In this edition of “what might we be seeing on tap this week at some point at the Three Penny Taproom in Montpelier, Vermont,” we should have a good amount of things that might be new to you (as well as some oldies that you’ve totally forgotten about) so, well, to quote some commercial that I’ve seen recently while watching hockey, “That’s fun right?!?”

 

I should FIRST tell you that our new menu items are trickling in (the food part of why you love us) and if you’ve been hankering for the Soba Noodle Salad again [attention Jeff Baker] then you should get in here because it’s back on the menu.
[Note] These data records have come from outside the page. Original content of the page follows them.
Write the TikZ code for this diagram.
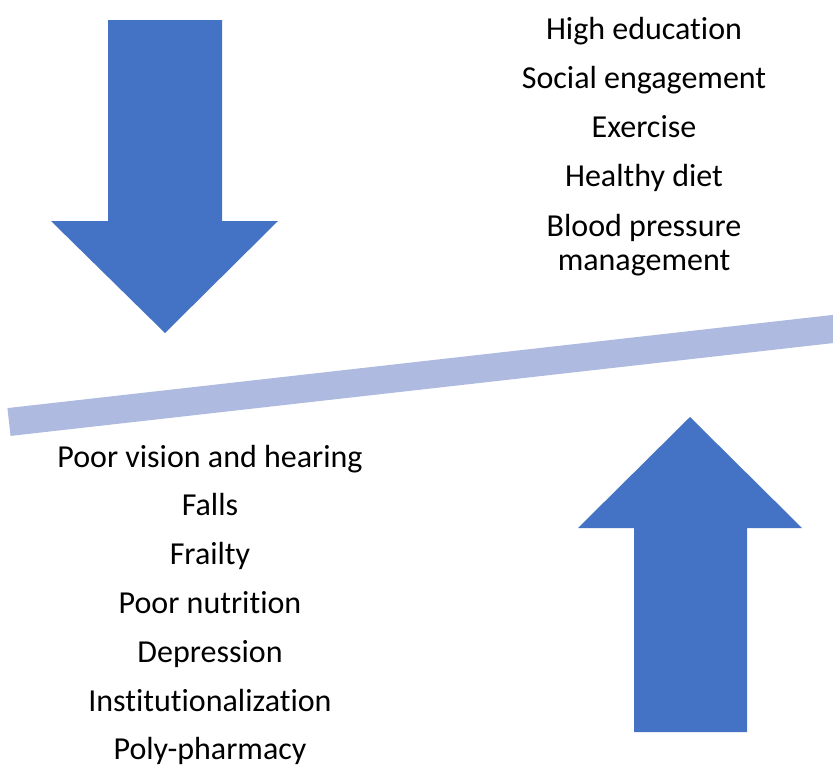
\documentclass[tikz,border=0pt]{standalone}
\usepackage{fontspec}
\setmainfont[Ligatures=CommonOff]{Carlito}
\definecolor{arrowblue}{HTML}{4472C4}
\definecolor{beamblue}{HTML}{AEBADF}
\begin{document}
\begin{tikzpicture}[x=1pt,y=-1pt,
  bigarrow/.style={fill=arrowblue,draw=none},
  item/.style={anchor=base,inner sep=0pt,font=\fontsize{32}{34}\selectfont,align=center}]
\useasboundingbox (0,0) rectangle (833,764);
% down arrow
\fill[bigarrow] (108,20) -- (222,20) -- (222,221) -- (278,221) -- (165,333) -- (51,221) -- (108,221) -- cycle;
% up arrow
\fill[bigarrow] (634,732) -- (747,732) -- (747,528) -- (802,528) -- (690,417) -- (578,528) -- (634,528) -- cycle;
% beam
\coordinate (bl) at (9,422);
\coordinate (br) at (840,328.2);
\draw[beamblue,line width=28pt] (bl) -- (br);
% top right texts
\node[item] (t1) at (644,39.5) {High education};
\node[item] (t2) at (644,88.5) {Social engagement};
\node[item] (t3) at (644,137.5) {Exercise};
\node[item] (t4) at (644,186.5) {Healthy diet};
\node[item] (t5) at (644,270) {Blood pressure\\management};
% bottom left texts
\node[item] (b1) at (210,467) {Poor vision and hearing};
\node[item] (b2) at (210,515.5) {Falls};
\node[item] (b3) at (210,564) {Frailty};
\node[item] (b4) at (210,613) {Poor nutrition};
\node[item] (b5) at (210,662) {Depression};
\node[item] (b6) at (210,711) {Institutionalization};
\node[item] (b7) at (210,759) {Poly-pharmacy};
\end{tikzpicture}
\end{document}
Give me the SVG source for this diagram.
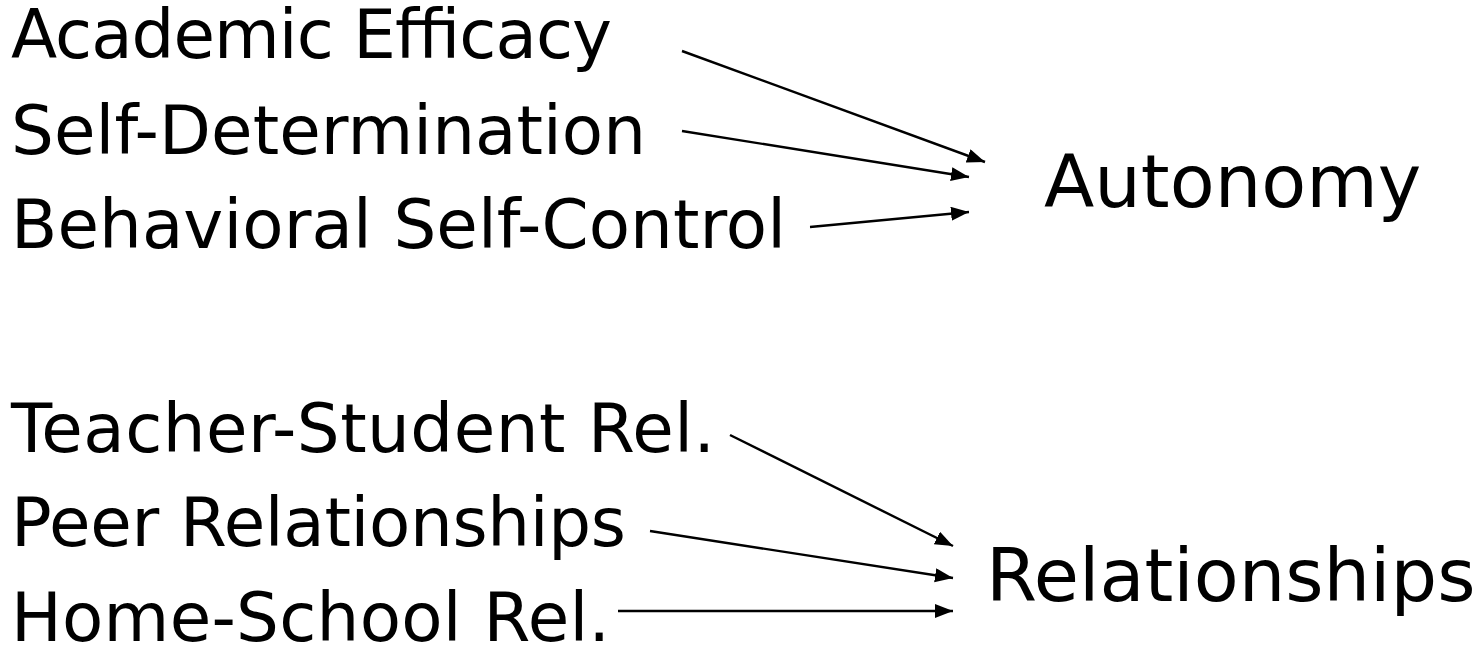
<svg xmlns="http://www.w3.org/2000/svg" width="1484" height="647" viewBox="0 0 1484 647">
<defs>
<marker id="ah" markerUnits="userSpaceOnUse" markerWidth="20" markerHeight="16" refX="18" refY="7" orient="auto"><path d="M0,0 L18,7 L0,14 z" fill="#000"/></marker>
<style>
text{font-family:"DejaVu Sans",Verdana,sans-serif;fill:#000}
.s{font-size:67.5px}
.b{font-size:73.5px}
.c line{stroke:#000;stroke-width:2.4;marker-end:url(#ah)}
</style>
</defs>
<rect width="1484" height="647" fill="#fff"/>
<g id="academic-efficacy"><text class="s" x="11" y="58" textLength="601">Academic Efficacy</text></g>
<g id="self-determination"><text class="s" x="11" y="154" textLength="635">Self-Determination</text></g>
<g id="behavioral-self-control"><text class="s" x="11" y="248" textLength="775">Behavioral Self-Control</text></g>
<g id="autonomy"><text class="b" x="1044" y="207">Autonomy</text></g>
<g id="teacher-student"><text class="s" x="11" y="452" textLength="704">Teacher-Student Rel.</text></g>
<g id="peer-relationships"><text class="s" x="11" y="546" textLength="615">Peer Relationships</text></g>
<g id="home-school"><text class="s" x="11" y="641" textLength="599">Home-School Rel.</text></g>
<g id="relationships"><text class="b" x="986" y="601">Relationships</text></g>
<g class="c" id="connectors">
<line x1="682" y1="51" x2="985" y2="162"/>
<line x1="682" y1="131" x2="969" y2="177"/>
<line x1="810" y1="227" x2="969" y2="212"/>
<line x1="730" y1="435" x2="953" y2="546"/>
<line x1="650" y1="531" x2="953" y2="578"/>
<line x1="618" y1="611" x2="953" y2="611"/>
</g>
</svg>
We have others too but even just mentioning that really quick will cause you to stop thinking about anything but that so it’ll all just be lost into the ethernet.

 

 

Beer:

 

Almanac Sunshine & Opportunity: Wild Ale Dry Hopped With Citra (sometimes I capitalize things).  Almanac’s sours are really well done and all typical to themselves. They all have this pungent aroma and tart punch; this one will have an additional aroma of lemon peel and citrus that comes with Citra hops.

  

Hill Farmstead Abner: American Double IPA as opposed to Ugandan Double IPA. Great Balance (as opposed to Great Britain) of malty sweetness and the punch of hops. Considered by many to be what is known in common circles as a “gold standard.” Which, coincidentally, has nothing to do with the color of the beer.

 

Zero Gravity Biere De Mars: [luckily copied and pasted from a previous time – good thing this is a “beer for keeping”] I could write a very long tretise about the history of this style (it’s pretty cool) but we should work on what it is and then go back in time. A Biere de Mars is a French Style Saison, most certainly originating from the northern section of France, close to the border of Belgium where the kinfolk can’t really stand wine and hate it when people associate France with wine because why can’t they just enjoy their beer OK!?! [I’m projecting myself as a Frenchman there, which is much to the chagrin of Samuel Clemens, my good friend of all these long years] So, it’s a beer that was typically made in France but for sure has Belgian roots as it’s a Saison or it should be said that it’s made with a Saison/Farmhouse yeast. You get all of the good barnyard/Saison qualities in there but the malt bill will feature a little more of a rounded character to it with a darker hue. Think “earthy” while you sip it, it’ll be like I’m in your mind [which I am].

 

Hill Farmstead Marie: so, you have Pilsners right? Well, most people, historically, thought they were really hoppy and wanted something that was a little bit more on the malt side with a good dose of bready character to it; enter the Wu Tang. Also, Helles Lagers. “Helles” means bright. And, actually, the story goes that the people of Munich thought that they were losing the battle of the Pilsners to the Czech folks who had completely adapted their own style of the iconic beer. So, they made a more malty and bright lager and then challenged the whole of the Czech Republic to a duel; it was called World War II. I just made light of a very serious thing. Don’t read that last sentence.

 

Hill Farmstead SumNer: American Pale Ale w/ Simcoe (Earthy, Citrus, Pine), Citra (Tropical) and Mosaic (Earthy, Floral, Fruity) hops.

 

Hill Farmstead Three Magic Letters: an American IPA made with Simcoe (Earthy, Citrus, Pine), Nelson Sauvin (Fruity – Wine like) and Riwaka (Citrus, Grapefruit) hops.  I don’t know what the three magic letters are so please stop asking. Ok, I know what they are but I’ve been told not to tell you. Yes, you specifically.

 

To-Ol (please put the gash through the second “O” – also, a good pronunciation can be: say “TOE OOL” wherein the “OO” is like the vowel sound in foot.) Gose North: we’re going to be ushering in some really lovely Goses coming up, especially when it gets hotter out. This is a Gose from Denmark made with Quince (really sweet fruit similar to a pear, usually made into a paste where it transforms into tasting kind of like figs somehow) and Sea Buckthorn (or Hippophae (from the genus meaning Hippo (horse) and Phaos (Shining). I’m not really sure what the flavor we’re going to get out of the Buckthorn here but it’ll give you a shiny coat.

 

Hill Farmstead Nitro Shirley Mae Sunrise Edition: this is the Nitro Session Porter that we all basically know already but it’s made with Milk (Lactose), Coffee and Vanilla, hence the “Sunrise” distinction. Should be like a creamy porter with a hint of vanilla and a bitterness from the coffee. Should be anyway…

 

 

Thanks for your time.  And if that doesn’t make you thirstly then I don’t know what will.